The 6-foot-5, 236-pound Leonard has impressed the new coaching staff already as well. Earlier this month, Tech offensive coordinator Buster Faulkner lauded the senior for being at the forefront of meeting expectations from the start of the new regime’s arrival.

“Dylan Leonard has been a leader since the day I got here,” he said. “He is everything you want in a teammate and a player with everything he does on a day-to-day basis.”

Leonard is penciled in to be one of Tech’s starting tight ends alongside fellow senior Luke Benson (6-4, 233). That duo combined to make 20 catches for 175 yards in 2022. Benson also spent three seasons at Syracuse where he caught five touchdown passes and totaled 261 receiving yards.

Behind that duo, Tech is relatively thin.

Brett Seither played 27 games for Georgia before putting on rival colors. But Key said Monday that the 6-foot-5, 233-pound Seither is, “limited right now (due to injury), but able to get in on some 7-on-7 reps and individuals.”

The Yellow Jackets also added South Florida transfer Jackson Long to the mix and freshman Joshua Ruder from Loganville High. Billy Ward (Locust Grove) has logged 31 games for the Jackets as a special-teams contributor.

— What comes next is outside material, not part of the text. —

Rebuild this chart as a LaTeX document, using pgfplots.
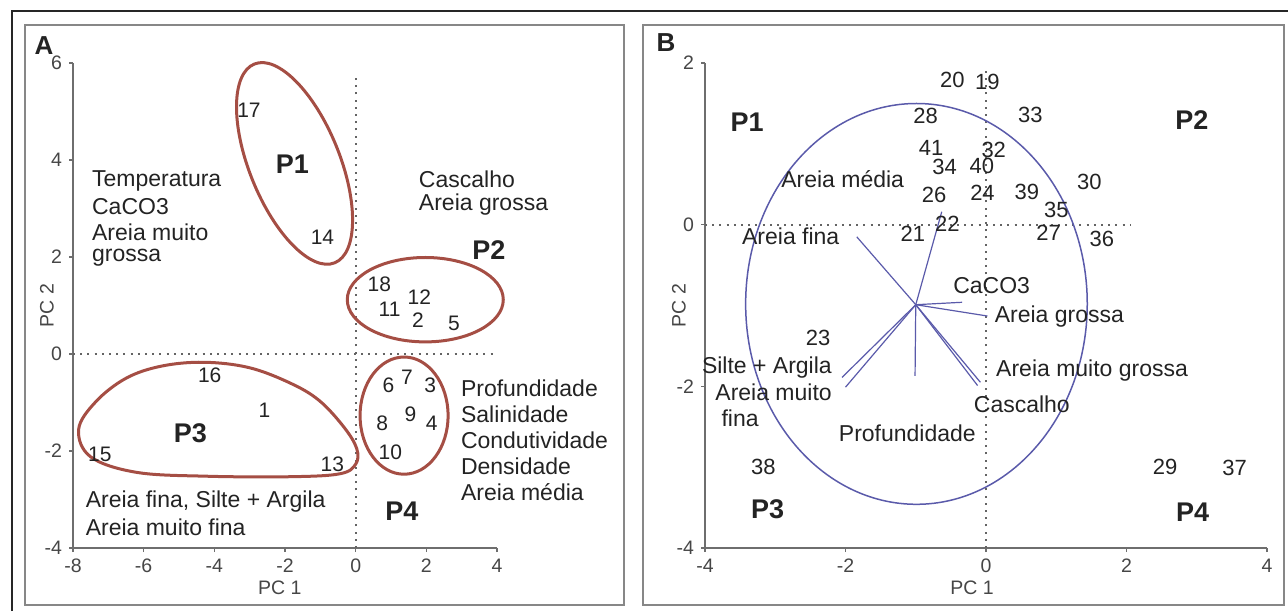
\documentclass[border=0pt]{standalone}
\usepackage{fontspec}
\setmainfont{Liberation Sans}
\usepackage{pgfplots}
\pgfplotsset{compat=1.18}

\definecolor{ellred}{RGB}{165,78,68}
\definecolor{vecblue}{RGB}{90,90,170}
\definecolor{axgray}{RGB}{110,110,110}
\definecolor{tickgray}{RGB}{70,70,70}
\definecolor{txt}{RGB}{35,35,35}
\definecolor{framegray}{RGB}{135,135,135}
\definecolor{dotgray}{RGB}{100,100,100}

\newcommand{\annf}{\fontsize{11.5}{13}\selectfont}
\newcommand{\numf}{\fontsize{11}{13}\selectfont}
\newcommand{\pbold}{\fontsize{13.5}{15}\selectfont\bfseries}

\tikzset{
  zeroline/.style={draw=dotgray, line width=0.9pt, dash pattern=on 1pt off 2.6pt},
  ell/.style={draw=ellred, line width=1.5pt},
  vec/.style={draw=vecblue, line width=0.6pt},
}
\pgfplotsset{
  pca/.style={
    scale only axis, clip=false,
    axis x line*=bottom, axis y line*=left,
    tick align=outside, major tick length=2pt,
    axis line style={draw=axgray, line width=0.8pt},
    tick style={draw=axgray, line width=0.6pt},
    ticklabel style={font=\fontsize{9.75}{11}\selectfont, text=tickgray},
    /pgf/number format/assume math mode=true,
    xlabel={PC 1}, ylabel={PC 2},
    every axis y label/.style={at={(axis description cs:0,0.5)}, xshift=-13pt, rotate=90, anchor=center, font=\fontsize{9.75}{11}\selectfont, text=tickgray},
    label style={font=\fontsize{9.75}{11}\selectfont, text=tickgray},
  },
  labs/.style={draw=none, nodes near coords, point meta=explicit symbolic,
    every node near coord/.append style={anchor=center, font=#1, text=txt}},
}

\begin{document}
\begin{tikzpicture}
\useasboundingbox (0,0) rectangle (644pt,-305.5pt);
% outer and panel frames
\draw[black!85, line width=0.8pt] (6pt,-305.5pt) -- (6pt,-5.5pt) -- (644pt,-5.5pt);
\draw[framegray, line width=1pt] (12.5pt,-12.5pt) rectangle (312pt,-302.5pt);
\draw[framegray, line width=1pt] (321.5pt,-12.5pt) rectangle (642pt,-302.5pt);
\node[font=\fontsize{13}{15}\selectfont\bfseries, text=txt] at (22pt,-23pt) {A};
\node[font=\fontsize{13}{15}\selectfont\bfseries, text=txt] at (333pt,-21.5pt) {B};

% ---------- panel A ----------
\begin{axis}[pca,
  at={(36.5pt,-274pt)}, anchor=south west,
  width=212pt, height=242.5pt,
  xmin=-8, xmax=4, ymin=-4, ymax=6,
  xtick={-8,-6,...,4}, ytick={-4,-2,...,6},
  every axis x label/.style={at={(axis description cs:0.488,0)}, yshift=-20pt, anchor=center, font=\fontsize{9.75}{11}\selectfont, text=tickgray},
]
\addplot[zeroline] coordinates {(-8,0) (4,0)};
\addplot[zeroline] coordinates {(0,-4) (0,5.75)};

\draw[ell] (axis cs:-1.73,3.93) ellipse [x radius=22.6pt, y radius=53.6pt, rotate=22];
\draw[ell] (axis cs:1.97,1.12) ellipse [x radius=39pt, y radius=21.1pt];
\draw[ell] (axis cs:1.37,-1.27) ellipse [x radius=22pt, y radius=29.3pt];
\draw[ell] plot[smooth cycle, tension=0.6] coordinates {
  (axis cs:0.03,-1.95) (axis cs:-0.33,-1.51) (axis cs:-1.03,-0.96) (axis cs:-1.85,-0.6)
  (axis cs:-3.02,-0.28) (axis cs:-4.3,-0.17) (axis cs:-5.5,-0.25) (axis cs:-6.5,-0.5)
  (axis cs:-7.35,-0.98) (axis cs:-7.84,-1.55) (axis cs:-7.5,-2.12) (axis cs:-6.2,-2.44)
  (axis cs:-4.2,-2.52) (axis cs:-1.85,-2.53) (axis cs:-0.45,-2.47) (axis cs:0.0,-2.27)};

\addplot[labs=\fontsize{10.5}{12}\selectfont] table[meta=lab] {
x y lab
-3.02 5.02 17
-0.94 2.41 14
0.67 1.43 18
1.80 1.18 12
0.96 0.92 11
1.76 0.69 2
2.78 0.64 5
-4.13 -0.44 16
-2.58 -1.17 1
-7.24 -2.06 15
-0.66 -2.27 13
0.93 -0.64 6
1.45 -0.48 7
2.11 -0.64 3
0.75 -1.42 8
1.55 -1.24 9
2.15 -1.42 4
0.98 -2.03 10
};

\node[font=\pbold, text=txt] at (axis cs:-1.79,3.92) {P1};
\node[font=\pbold, text=txt] at (axis cs:3.77,2.14) {P2};
\node[font=\pbold, text=txt] at (axis cs:-4.68,-1.63) {P3};
\node[font=\pbold, text=txt] at (axis cs:1.31,-3.24) {P4};

\begin{scope}[every node/.style={anchor=west, font=\annf, text=txt, inner sep=0pt}]
\node at (axis cs:-7.47,3.57) {Temperatura};
\node at (axis cs:-7.47,3.04) {CaCO3};
\node at (axis cs:-7.47,2.51) {Areia muito};
\node at (axis cs:-7.47,1.99) {grossa};
\node at (axis cs:1.78,3.61) {Cascalho};
\node at (axis cs:1.78,3.08) {Areia grossa};
\node at (axis cs:2.97,-0.70) {Profundidade};
\node at (axis cs:2.97,-1.24) {Salinidade};
\node at (axis cs:2.97,-1.78) {Condutividade};
\node at (axis cs:2.97,-2.31) {Densidade};
\node at (axis cs:2.97,-2.84) {Areia média};
\node at (axis cs:-7.65,-3.05) {Areia fina, Silte + Argila};
\node at (axis cs:-7.65,-3.57) {Areia muito fina};
\end{scope}
\end{axis}

% ---------- panel B ----------
\begin{axis}[pca,
  at={(352.5pt,-274pt)}, anchor=south west,
  width=281pt, height=242.5pt,
  xmin=-4, xmax=4, ymin=-4, ymax=2,
  xtick={-4,-2,...,4}, ytick={-4,-2,...,2},
  every axis x label/.style={at={(axis description cs:0.475,0)}, yshift=-20pt, anchor=center, font=\fontsize{9.75}{11}\selectfont, text=tickgray},
]
\addplot[zeroline] coordinates {(-4,0) (2.05,0)};
\addplot[zeroline] coordinates {(0,-4) (0,1.9)};

\draw[draw=vecblue, line width=0.75pt] (axis cs:-0.99,-0.98) ellipse [x radius=85.4pt, y radius=100.2pt];

% loading vectors
\addplot[vec] coordinates {(-1.0,-0.99) (-1.84,-0.15)};
\addplot[vec] coordinates {(-1.0,-0.99) (-0.63,0.16)};
\addplot[vec] coordinates {(-1.0,-0.99) (-0.34,-0.96)};
\addplot[vec] coordinates {(-1.0,-0.99) (0.02,-1.13)};
\addplot[vec] coordinates {(-1.0,-0.99) (-0.08,-1.95)};
\addplot[vec] coordinates {(-1.0,-0.99) (-0.12,-1.99)};
\addplot[vec] coordinates {(-1.0,-0.99) (-1.01,-1.87)};
\addplot[vec] coordinates {(-1.0,-0.99) (-2.05,-1.89)};
\addplot[vec] coordinates {(-1.0,-0.99) (-2.0,-2.01)};

\addplot[labs=\numf] table[meta=lab] {
x y lab
-0.48 1.79 20
0.02 1.76 19
0.63 1.36 33
-0.86 1.34 28
-0.78 0.95 41
0.11 0.92 32
-0.59 0.72 34
-0.06 0.73 40
-0.74 0.37 26
-0.05 0.40 24
0.58 0.41 39
1.47 0.53 30
1.00 0.18 35
-0.55 0.01 22
-1.04 -0.11 21
0.89 -0.10 27
1.65 -0.18 36
-2.39 -1.40 23
-3.17 -3.00 38
2.55 -3.00 29
3.54 -3.01 37
};

\node[font=\pbold, text=txt] at (axis cs:-3.40,1.27) {P1};
\node[font=\pbold, text=txt] at (axis cs:2.93,1.29) {P2};
\node[font=\pbold, text=txt] at (axis cs:-3.11,-3.52) {P3};
\node[font=\pbold, text=txt] at (axis cs:2.94,-3.56) {P4};

\begin{scope}[every node/.style={font=\annf, text=txt, inner sep=0pt}]
\node at (axis cs:-2.04,0.56) {Areia média};
\node at (axis cs:-2.78,-0.14) {Areia fina};
\node at (axis cs:0.08,-0.75) {CaCO3};
\node[anchor=west] at (axis cs:0.12,-1.14) {Areia grossa};
\node[anchor=east] at (axis cs:-2.19,-1.77) {Silte + Argila};
\node[anchor=west] at (axis cs:0.14,-1.81) {Areia muito grossa};
\node[anchor=east] at (axis cs:-2.19,-2.07) {Areia muito};
\node at (axis cs:-3.50,-2.39) {fina};
\node at (axis cs:0.51,-2.22) {Cascalho};
\node at (axis cs:-1.12,-2.58) {Profundidade};
\end{scope}
\end{axis}
\end{tikzpicture}
\end{document}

“Feel good about that group, just got to find ways to get them on the field and, it’s like any other position, they’re all battling for playing time,” Faulkner said.

Since Tech football moved away from an option in offense in 2019 it has yet to feature a tight end when it comes to the passing attack. Tyler Davis’ 17 grabs for 148 yards and a score in 2019 remains the recent standard.

Leonard hopes to change that in 2023.

“There’s been talk that they want to get us incorporated. In past years we haven’t been as incorporated as I wanted to be or like we expected,” he said. “But (Faulkner) definitely uses us in some unique ways. He has us all over the field. It gives us more opportunities to make plays 1-on-1 and stuff like that. I’m definitely excited about it.”